▸ Task details: Retype, exactly as they stand, the lines from the start of the data to the line that contains "ax.set_ylim(0, 8.5)", both ends included. Leave the pictures out.
....
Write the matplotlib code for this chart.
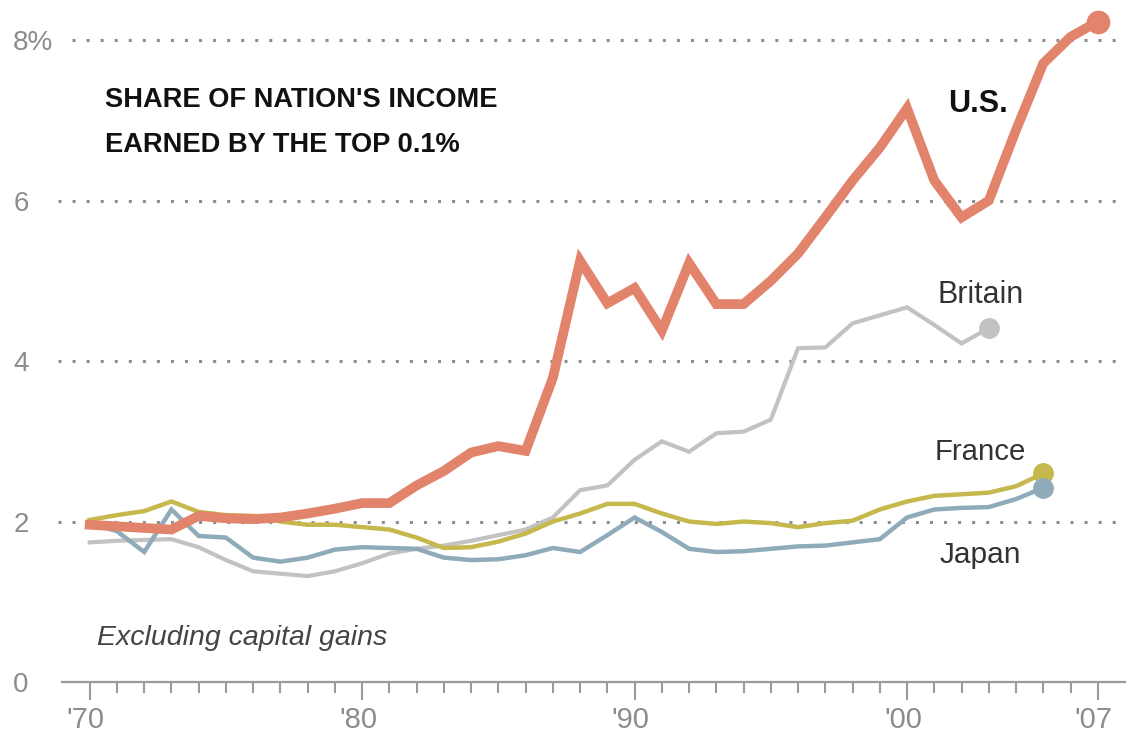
import matplotlib
matplotlib.use("Agg")
import matplotlib.pyplot as plt
from matplotlib import transforms

plt.rcParams['font.family'] = ['Liberation Sans', 'DejaVu Sans']

# Share of national income earned by the top 0.1% (excluding capital gains)
years_us = list(range(1970, 2008))
us = [1.96, 1.94, 1.92, 1.90, 2.07, 2.04, 2.03, 2.05, 2.10, 2.16,
      2.23, 2.23, 2.45, 2.63, 2.86, 2.94, 2.88, 3.79, 5.25, 4.72,
      4.91, 4.38, 5.22, 4.71, 4.71, 5.00, 5.34, 5.79, 6.25, 6.66,
      7.15, 6.25, 5.79, 6.00, 6.88, 7.71, 8.04, 8.23]

years_uk = list(range(1970, 2004))
britain = [1.74, 1.76, 1.77, 1.78, 1.68, 1.52, 1.38, 1.35, 1.32, 1.38,
           1.48, 1.60, 1.66, 1.70, 1.76, 1.83, 1.90, 2.05, 2.39, 2.45,
           2.77, 3.00, 2.87, 3.10, 3.12, 3.27, 4.16, 4.17, 4.47, 4.57,
           4.67, 4.45, 4.22, 4.41]

years_fr = list(range(1970, 2006))
france = [2.02, 2.08, 2.13, 2.25, 2.12, 2.08, 2.07, 2.00, 1.96, 1.96,
          1.93, 1.90, 1.80, 1.67, 1.68, 1.75, 1.85, 2.00, 2.10, 2.22,
          2.22, 2.10, 2.00, 1.97, 2.00, 1.98, 1.93, 1.98, 2.01, 2.15,
          2.25, 2.32, 2.34, 2.36, 2.44, 2.60]

years_jp = list(range(1970, 2006))
japan = [1.98, 1.88, 1.62, 2.15, 1.82, 1.80, 1.55, 1.50, 1.55, 1.65,
         1.68, 1.67, 1.66, 1.55, 1.52, 1.53, 1.58, 1.67, 1.62, 1.83,
         2.05, 1.87, 1.66, 1.62, 1.63, 1.66, 1.69, 1.70, 1.74, 1.78,
         2.05, 2.15, 2.17, 2.18, 2.28, 2.42]

y_ticks = [0, 2, 4, 6, 8]
y_labels = ['0', '2', '4', '6', '8%']
x_major = [1970, 1980, 1990, 2000, 2007]
x_labels = ["'70", "'80", "'90", "'00", "'07"]

C_US = '#E2836B'
C_UK = '#C2C2C2'
C_FR = '#C5B84C'
C_JP = '#8FABBA'
C_AXIS = '#9A9A9A'
C_TICKTXT = '#8C8C8C'
C_LABEL = '#333333'

W, H = 1133, 740
fig = plt.figure(figsize=(W / 100, H / 100), dpi=100)
ax = fig.add_axes([57 / W, 1 - 682 / H, (1125 - 57) / W, 682 / H])
ax.set_xlim(1968.8, 2008.0)
ax.set_ylim(0, 8.5)

for s in ['top', 'right', 'left']:
    ax.spines[s].set_visible(False)
ax.spines['bottom'].set_color(C_AXIS)
ax.spines['bottom'].set_linewidth(1.6)
ax.spines['bottom'].set_bounds(1968.97, 2008.0)

# dotted horizontal guides
dot_style = dict(colors='#8E8E8E', linewidth=2.2, linestyles=(0, (1, 3.6)),
                 clip_on=False, zorder=1)
ax.hlines([2, 4, 6], 1968.83, 2007.9, **dot_style)
ax.hlines([8], 1969.34, 2007.9, **dot_style)

# x axis ticks
ax.set_xticks(x_major)
ax.set_xticklabels(x_labels)
ax.set_xticks(range(1970, 2008), minor=True)
ax.tick_params(axis='x', which='major', length=13, width=1.5, color=C_AXIS,
               labelsize=21, labelcolor=C_TICKTXT, pad=4)
ax.tick_params(axis='x', which='minor', length=8, width=1.5, color=C_AXIS)
shift = transforms.ScaledTranslation(-4 / 100, 0, fig.dpi_scale_trans)
for lab in ax.get_xticklabels():
    lab.set_transform(lab.get_transform() + shift)

# y axis labels, left-aligned near the figure edge
ax.set_yticks(y_ticks)
ax.set_yticklabels(y_labels)
ax.tick_params(axis='y', length=0, labelsize=20, labelcolor=C_TICKTXT, pad=31.5)
for lab in ax.get_yticklabels():
    lab.set_horizontalalignment('left')

# series
ax.plot(years_uk, britain, color=C_UK, lw=3.0, solid_joinstyle='miter', zorder=3)
ax.plot(years_fr, france, color=C_FR, lw=3.2, solid_joinstyle='miter', zorder=4)
ax.plot(years_jp, japan, color=C_JP, lw=3.2, solid_joinstyle='miter', zorder=5)
ax.plot(years_us, us, color=C_US, lw=7.0, solid_joinstyle='miter', zorder=6)

ax.plot(years_uk[-1], britain[-1], 'o', color=C_UK, ms=14, zorder=3, clip_on=False)
ax.plot(years_fr[-1], france[-1], 'o', color=C_FR, ms=14, zorder=4, clip_on=False)
ax.plot(years_jp[-1], japan[-1], 'o', color=C_JP, ms=14, zorder=5, clip_on=False)
ax.plot(years_us[-1], us[-1], 'o', color=C_US, ms=16, zorder=6, clip_on=False)

# titles and labels
ax.text(1970.56, 7.165, "SHARE OF NATION'S INCOME", fontsize=19.6,
        fontweight='bold', color='#111111', va='baseline', ha='left')
ax.text(1970.56, 6.60, "EARNED BY THE TOP 0.1%", fontsize=19.6,
        fontweight='bold', color='#111111', va='baseline', ha='left')
ax.text(2001.51, 7.10, "U.S.", fontsize=22, fontweight='bold',
        color='#111111', va='baseline', ha='left')
ax.text(2001.1, 4.72, "Britain", fontsize=22, color=C_LABEL,
        va='baseline', ha='left')
ax.text(2001.03, 2.77, "France", fontsize=21.2, color=C_LABEL,
        va='baseline', ha='left')
ax.text(2001.2, 1.48, "Japan", fontsize=21.5, color=C_LABEL,
        va='baseline', ha='left')
ax.text(1970.27, 0.46, "Excluding capital gains", fontsize=20.5,
        style='italic', color='#444444', va='baseline', ha='left')

fig.savefig('out.png', dpi=100, facecolor='white')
....
▸ Correct answer:
Write the matplotlib code for this chart.
import matplotlib
matplotlib.use("Agg")
import matplotlib.pyplot as plt
from matplotlib import transforms

plt.rcParams['font.family'] = ['Liberation Sans', 'DejaVu Sans']

# Share of national income earned by the top 0.1% (excluding capital gains)
years_us = list(range(1970, 2008))
us = [1.96, 1.94, 1.92, 1.90, 2.07, 2.04, 2.03, 2.05, 2.10, 2.16,
      2.23, 2.23, 2.45, 2.63, 2.86, 2.94, 2.88, 3.79, 5.25, 4.72,
      4.91, 4.38, 5.22, 4.71, 4.71, 5.00, 5.34, 5.79, 6.25, 6.66,
      7.15, 6.25, 5.79, 6.00, 6.88, 7.71, 8.04, 8.23]

years_uk = list(range(1970, 2004))
britain = [1.74, 1.76, 1.77, 1.78, 1.68, 1.52, 1.38, 1.35, 1.32, 1.38,
           1.48, 1.60, 1.66, 1.70, 1.76, 1.83, 1.90, 2.05, 2.39, 2.45,
           2.77, 3.00, 2.87, 3.10, 3.12, 3.27, 4.16, 4.17, 4.47, 4.57,
           4.67, 4.45, 4.22, 4.41]

years_fr = list(range(1970, 2006))
france = [2.02, 2.08, 2.13, 2.25, 2.12, 2.08, 2.07, 2.00, 1.96, 1.96,
          1.93, 1.90, 1.80, 1.67, 1.68, 1.75, 1.85, 2.00, 2.10, 2.22,
          2.22, 2.10, 2.00, 1.97, 2.00, 1.98, 1.93, 1.98, 2.01, 2.15,
          2.25, 2.32, 2.34, 2.36, 2.44, 2.60]

years_jp = list(range(1970, 2006))
japan = [1.98, 1.88, 1.62, 2.15, 1.82, 1.80, 1.55, 1.50, 1.55, 1.65,
         1.68, 1.67, 1.66, 1.55, 1.52, 1.53, 1.58, 1.67, 1.62, 1.83,
         2.05, 1.87, 1.66, 1.62, 1.63, 1.66, 1.69, 1.70, 1.74, 1.78,
         2.05, 2.15, 2.17, 2.18, 2.28, 2.42]

y_ticks = [0, 2, 4, 6, 8]
y_labels = ['0', '2', '4', '6', '8%']
x_major = [1970, 1980, 1990, 2000, 2007]
x_labels = ["'70", "'80", "'90", "'00", "'07"]

C_US = '#E2836B'
C_UK = '#C2C2C2'
C_FR = '#C5B84C'
C_JP = '#8FABBA'
C_AXIS = '#9A9A9A'
C_TICKTXT = '#8C8C8C'
C_LABEL = '#333333'

W, H = 1133, 740
fig = plt.figure(figsize=(W / 100, H / 100), dpi=100)
ax = fig.add_axes([57 / W, 1 - 682 / H, (1125 - 57) / W, 682 / H])
ax.set_xlim(1968.8, 2008.0)
ax.set_ylim(0, 8.5)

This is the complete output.